You would use it to see if you are using too much CPU for too long if you are concerned about rolling 4 hour average, or if it gets to 100%, then you know critical work is likely being delayed and elongated. CECCP% and CECCPU% show you how effectively you are using the entire box. It is more of a capacity planning aid, but people usually use SMF to figure those types of problem out.
You can set a threshold on it if you have a lot of work that dynamically moves around from LPAR to LPAR and if this number ever gets to 100%, your entire box is being consumed. At that point, you have some major problems on your hands. Either you are under capacity or your have some workload that multiple systems on the box dominating the entire set of hardware.
It could be possible that no single MVS image is using 100% of CPU% CP, but CECP% is at 100% based on how you apply processor weights. In that case, you could use this as a tool to be alerted that you may not have set up LPAR/processor weights effectively.
There are all kinds of obscure use cases, but classically, CPU% has proven to be easier to work with and more understandable over CECCPU% and CECCP%.
If an LPAR has no specialty engines, then setting the threshold for CPU% ALL and CPU% CP will be EXACTLY the same, as you have hinted at.
If all 6 CPs are running at 100% respectively, then the average for them will be 100% for CPU% ALL and 100% for CPU% CP.
The same data you see on the CPU command in SYSVIEW is the exact same data (averaged over a minute) use for SYSVIEW threshold processing.
With regards to parked CPUs, things can get a little more complicated. SYSVIEW does not consider the time a CPU is parked as available time.
For example, if you had an LPAR with 2 CPs, 1 was running at 100% for a minute, and the other was parked for the entire minute, SYSVIEW will exclude the parked time and only consider the time the CPs were not parked. So in this example, SYSVIEW would show CPU% CP as 100%.
Another example, if you had an LPAR with 2 CPs, 1 was running at 100% for a minute and the was parked for 30 seconds, then at 50% for the other 30 seconds, then SYSVIEW will consider only the time the CP was not parked for 30 seconds. The calculation would look like this, assuming 100% of 60 seconds = 60 seconds of active time and 50% of 30 seconds = 15 seconds of active time. Active time = 60 seconds + 15 seconds = 75 second Available time = 60 second + 30 seconds = 90 seconds Active / Available = 75 / 90 = 83.3% So in the case above CPU% CP would be 83.3%. It is certainly possible for the CPU% CP to get to 100% even if a CP is parked as you can hopefully see from the examples above.

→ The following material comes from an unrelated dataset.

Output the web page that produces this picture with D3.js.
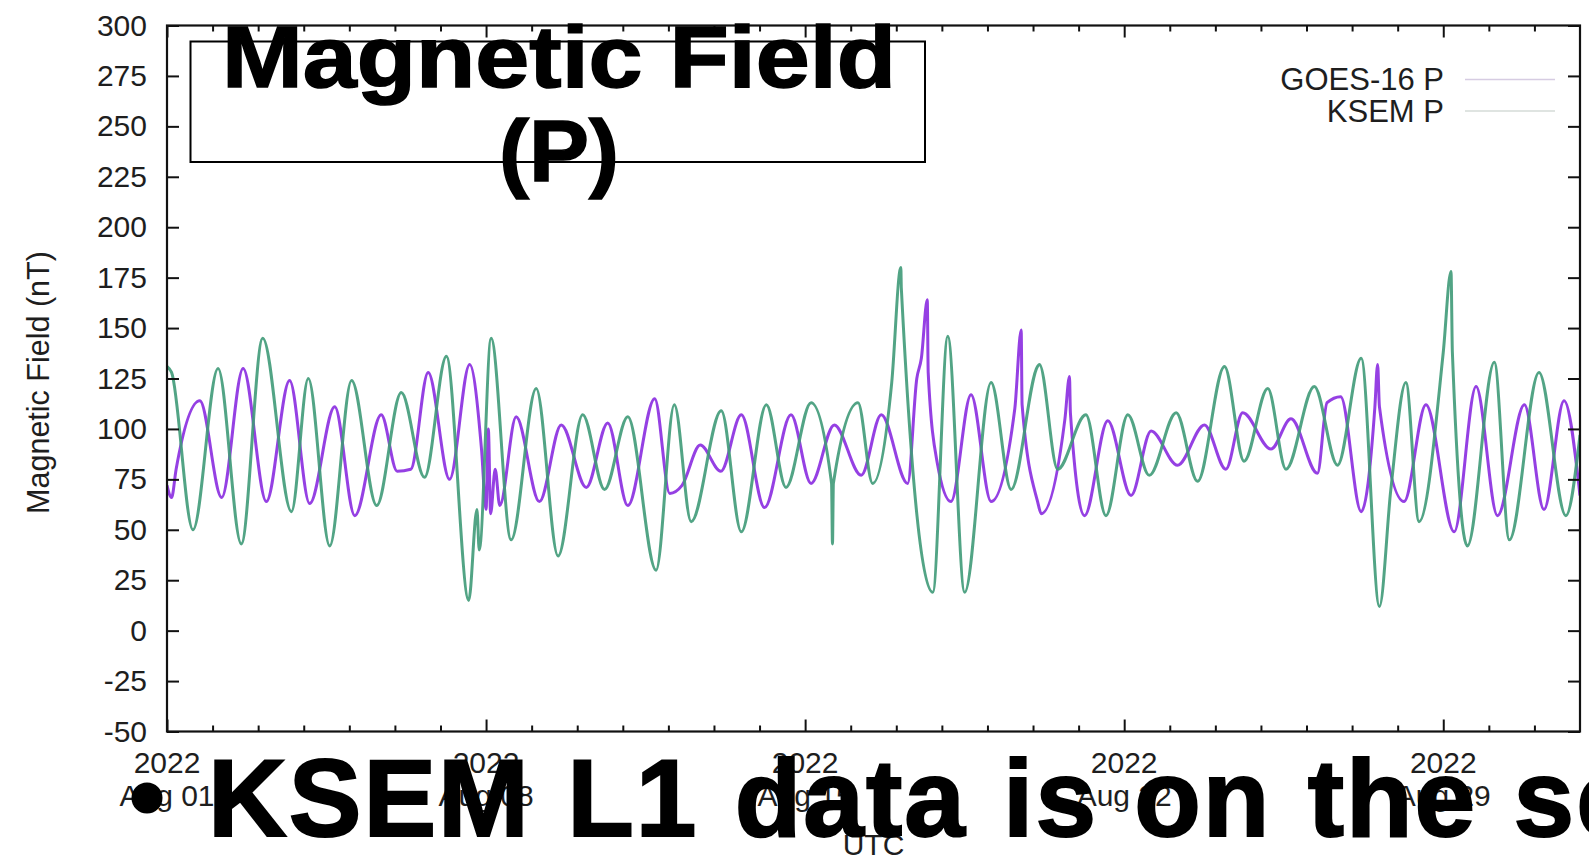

Within SYSVIEW, there is no control of this behavior. This behavior is done specifically because this effectively tells us how much processing power was given to the operating system instead of how much theoretically could have been provided in the best case scenario. There are pros and cons to both ways of looking at it.
So then, how can you avoid CPU% alerts if a CP is parked? You can try setting the DURATION on the threshold to a higher value. We think the default is 2 minutes, you could change it to 3, 4, or even 5 minutes to try to avoid periods of time a CP is parked but all other CPs are very busy. It would be very unusual for you to see CPU% averaging closed to 100% for long periods of time will Hiperdispatch allows CPs to be parked. Probably a less favorable option, but you could write a REXX rule in OPS/MVS to perform some additional analysis when the CPU% alert is triggered in OPS.
You could use the SYSVIEW REXX API to interrogate the CPU command looking for parked CPs, and if there are some, ignore the alert with OPS. With regards to looking at each engine, this is typically a very specific use case.
If you know that CP#6 should be parked most of the time, you could set a threshold just for it. It that CP ever gets to 100%, then you *MIGHT* have a problem.
Note that if CP#6 gets unparked and a task starts looping on it, it is possible CP#6 would be using 100%, but the other CPs might be using very little. MVS tries to keep the same dispatchable unit of work on the same engine to avoid caching problems.
Setting thresholds for each CP engine, while it can be done, is typically not done for this reason, let alone you will have to update the threshold definitions if you change your hardware configuration too.